• [Exercise prompt]: Which lines in the material below contain the word "diagram"? Copy each of them.

• [Collected material]:
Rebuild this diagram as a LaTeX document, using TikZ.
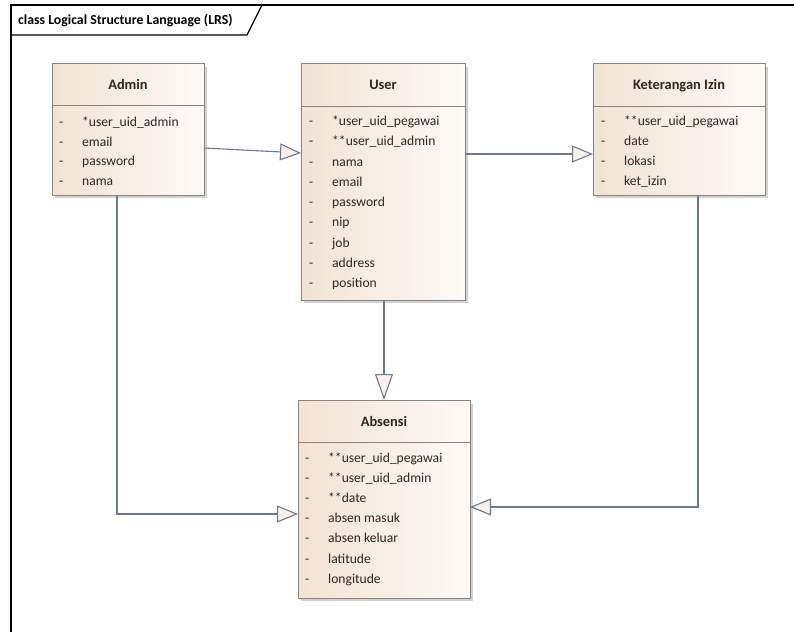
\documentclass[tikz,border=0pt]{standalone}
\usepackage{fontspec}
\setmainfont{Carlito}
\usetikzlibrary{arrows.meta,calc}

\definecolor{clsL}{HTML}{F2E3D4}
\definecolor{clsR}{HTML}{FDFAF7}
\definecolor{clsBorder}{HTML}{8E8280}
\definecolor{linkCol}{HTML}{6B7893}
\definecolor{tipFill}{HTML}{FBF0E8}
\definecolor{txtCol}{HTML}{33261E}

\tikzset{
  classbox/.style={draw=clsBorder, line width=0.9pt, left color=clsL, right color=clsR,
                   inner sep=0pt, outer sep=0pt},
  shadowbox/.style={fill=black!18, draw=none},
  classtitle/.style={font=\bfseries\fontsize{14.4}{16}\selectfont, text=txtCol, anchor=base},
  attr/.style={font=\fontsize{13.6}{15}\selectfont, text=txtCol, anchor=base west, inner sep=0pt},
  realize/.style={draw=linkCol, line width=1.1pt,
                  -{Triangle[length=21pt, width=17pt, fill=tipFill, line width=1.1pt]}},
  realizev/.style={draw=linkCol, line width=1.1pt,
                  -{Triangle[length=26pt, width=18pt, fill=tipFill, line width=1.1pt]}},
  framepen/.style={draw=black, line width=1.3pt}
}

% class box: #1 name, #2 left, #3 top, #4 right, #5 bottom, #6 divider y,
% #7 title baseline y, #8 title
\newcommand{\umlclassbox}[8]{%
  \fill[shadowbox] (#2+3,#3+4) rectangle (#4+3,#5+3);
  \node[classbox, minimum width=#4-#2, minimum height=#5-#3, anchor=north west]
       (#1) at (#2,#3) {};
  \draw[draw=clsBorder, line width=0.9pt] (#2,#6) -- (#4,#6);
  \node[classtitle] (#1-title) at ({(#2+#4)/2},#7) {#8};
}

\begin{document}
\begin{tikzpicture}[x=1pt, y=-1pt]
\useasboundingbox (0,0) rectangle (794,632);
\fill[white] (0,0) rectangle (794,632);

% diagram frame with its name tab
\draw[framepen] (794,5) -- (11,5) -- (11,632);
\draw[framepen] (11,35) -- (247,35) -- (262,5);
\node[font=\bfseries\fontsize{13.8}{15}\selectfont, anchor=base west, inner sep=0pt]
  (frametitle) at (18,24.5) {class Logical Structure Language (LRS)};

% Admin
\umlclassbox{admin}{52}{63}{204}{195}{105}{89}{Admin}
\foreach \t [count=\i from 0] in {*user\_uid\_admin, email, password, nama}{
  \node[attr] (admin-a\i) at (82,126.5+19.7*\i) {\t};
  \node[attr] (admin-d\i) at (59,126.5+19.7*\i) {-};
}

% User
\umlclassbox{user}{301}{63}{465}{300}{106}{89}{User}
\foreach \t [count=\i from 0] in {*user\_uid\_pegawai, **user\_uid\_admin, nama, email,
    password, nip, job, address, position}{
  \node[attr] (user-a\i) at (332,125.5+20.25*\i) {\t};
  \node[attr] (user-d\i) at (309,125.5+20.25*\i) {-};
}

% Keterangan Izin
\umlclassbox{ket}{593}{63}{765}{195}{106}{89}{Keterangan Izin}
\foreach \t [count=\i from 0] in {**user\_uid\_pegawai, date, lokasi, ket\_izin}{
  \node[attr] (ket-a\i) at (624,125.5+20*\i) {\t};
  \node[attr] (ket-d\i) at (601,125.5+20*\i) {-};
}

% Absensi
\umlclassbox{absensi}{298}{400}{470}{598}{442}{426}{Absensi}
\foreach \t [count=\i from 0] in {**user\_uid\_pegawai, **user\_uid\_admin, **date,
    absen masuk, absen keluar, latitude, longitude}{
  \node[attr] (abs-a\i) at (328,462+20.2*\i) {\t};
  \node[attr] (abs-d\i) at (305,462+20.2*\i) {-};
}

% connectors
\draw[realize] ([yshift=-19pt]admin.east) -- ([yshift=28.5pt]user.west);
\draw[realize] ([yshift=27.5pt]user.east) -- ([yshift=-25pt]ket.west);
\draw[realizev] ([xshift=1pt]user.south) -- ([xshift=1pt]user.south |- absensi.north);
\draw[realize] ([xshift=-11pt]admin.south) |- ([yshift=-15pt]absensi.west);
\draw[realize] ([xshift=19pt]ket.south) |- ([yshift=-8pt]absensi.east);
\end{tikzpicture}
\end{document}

• [Expected answer]:
Rebuild this diagram as a LaTeX document, using TikZ.
% diagram frame with its name tab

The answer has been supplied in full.